Los seis poemas que conforman la segunda parte –La flaca tiene un vestido de huesos– constituyen un llanto hondo, auténtico, teñido de ausencia y de cariño entrañable hacia los seres queridos que, antes o después, mueren y nos dejan huérfanos de su complicidad y protección. Sin embargo, la autora huye de plañideras y recursos fáciles, aceptando ese viaje sin retorno en el refugio de la memoria. Sus palabras nos plantean la conciencia de lo inevitable, la angustia de la agonía, el silencio extraño al que nos enfrentamos cuando el dolor está tras la puerta y espera. En su calendario el treinta y uno de diciembre es el último día, aunque en este caso no den comienzo años nuevos y las doce campanadas anuncien la cuenta atrás de una despedida.
Hay un aspecto muy definido en este compendio poético y es la nostalgia.
No obstante, habría que distinguir entre dos formas de la misma o bifurcaciones paralelas. Por una parte, se presenta como tristeza, como “un pañuelo amarillo extendido sobre la mesa”[3]Ibíd., p. 20 y fotografías en sepia que acumulan un vacío de caracolas que, en otro tiempo, lanzaban ecos. Las bóvedas del amor eran antes blancas, grises, naranjas, violetas, y la infancia dejó una impronta de charcos y pureza que ahora son imposibles de alcanzar. “La nostalgia tiene un vestido color envidia”[4]Ibíd., p. 72 porque otros se besarán donde antes lo hicimos nosotros y aquellos besos ya no hallan los mismos labios. El incendio del amor dio pasó al desengaño y, sin embargo, cualquier tarde asoman al cristal de la ventana las imágenes de esos días. ¿Por qué vuelven a supurar las viejas heridas?
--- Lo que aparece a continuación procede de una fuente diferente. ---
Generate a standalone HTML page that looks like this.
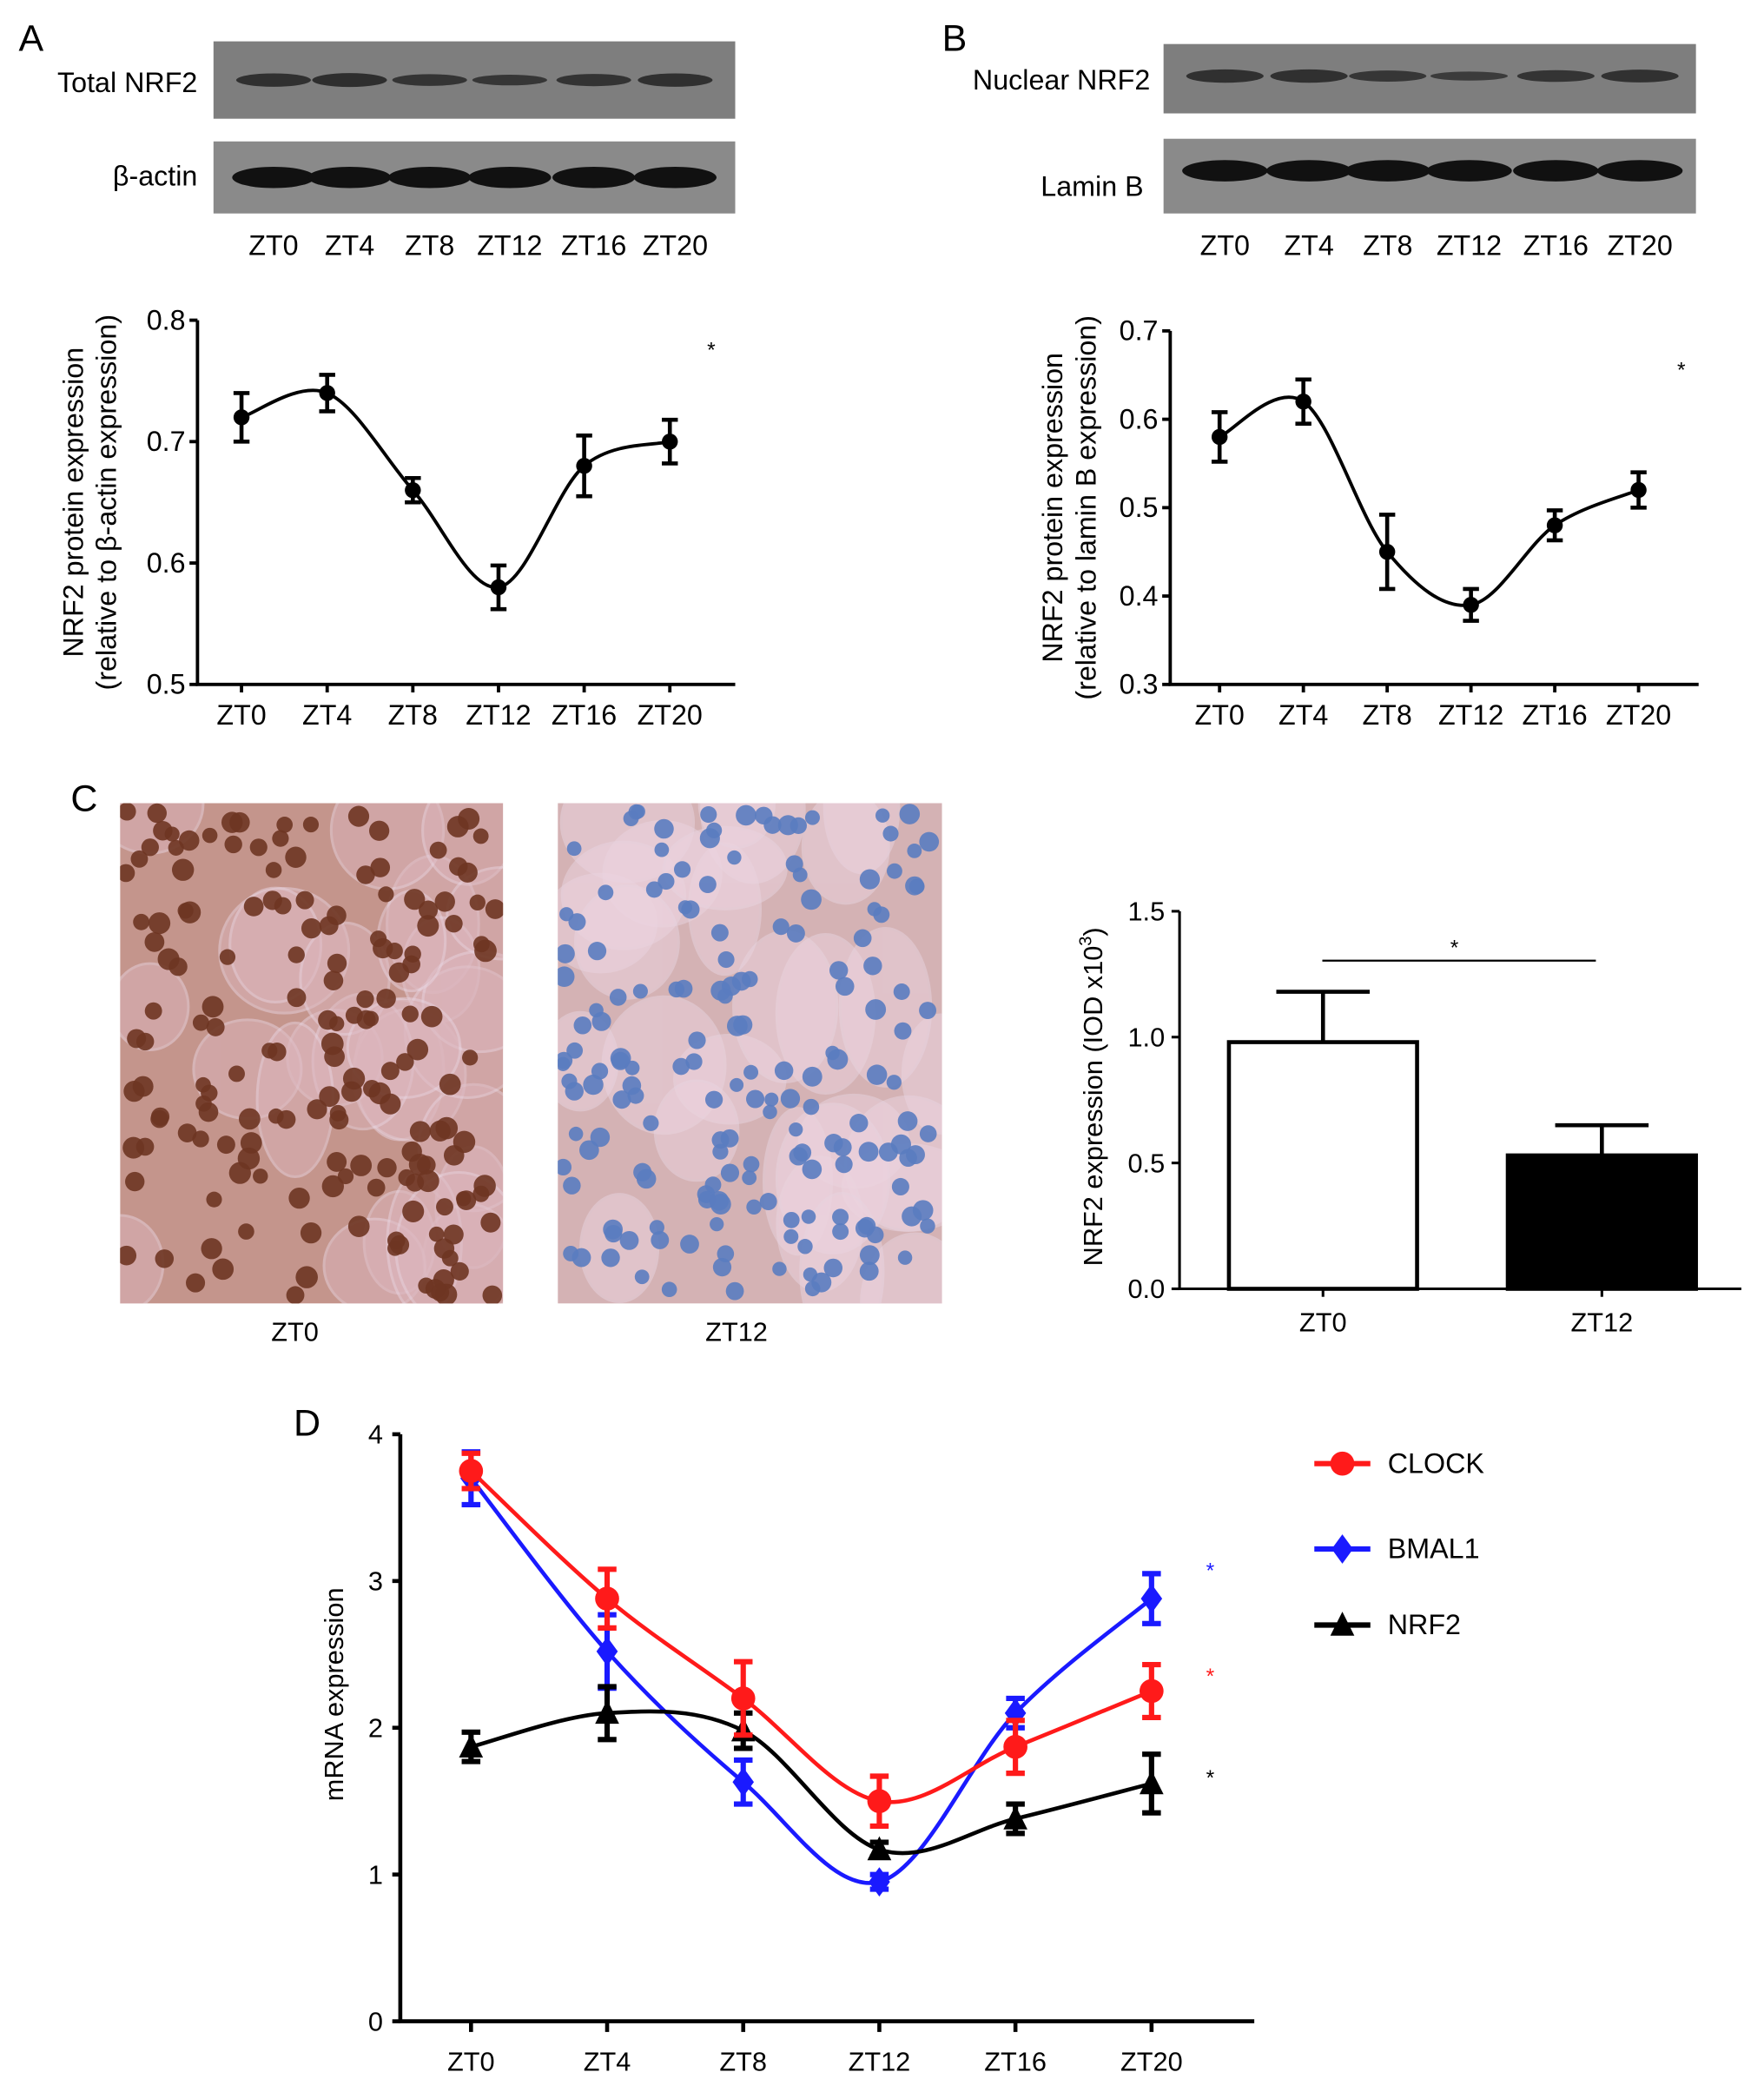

Por otra parte, está la nostalgia como renacimiento, como oportunidad para crecer y reconocer el camino.
La madurez aporta gratitud y un poso fecundo de satisfacción por estar vivo. “A veces, creo que estoy cerrando viejas puertas, y aprendo a dejar antiguas pieles en los arcenes, a mudarlas lentamente”[5]Ibíd., p. 18, a enarbolar la esperanza y a no desistir. El pasado siempre vuelve. Lo encontramos en los espejos, nos tropezamos con él en los juegos infantiles de los chiquillos de la calle y parece prevenirnos de que todo es perecedero. Por esta razón, los peces no pueden quedarse varados en ninguna orilla; han de tomar impulso, saltar al agua y precipitarse al torrente de sensaciones de olas y espuma.
Está claro que la poeta Juana Ríos tiene mucho que ofrecer al mundo de la poesía y, probablemente, a otros ámbitos de la literatura. De momento, su pluma sigue escribiendo y ojalá muy pronto vuelva a llenar páginas con otras aduanas y peces que penetren en corrientes cristalinas. Aquel maestro que, siendo aún una niña, le aseguró que alguna vez entraría en una librería y vería un libro suyo, no se equivocó.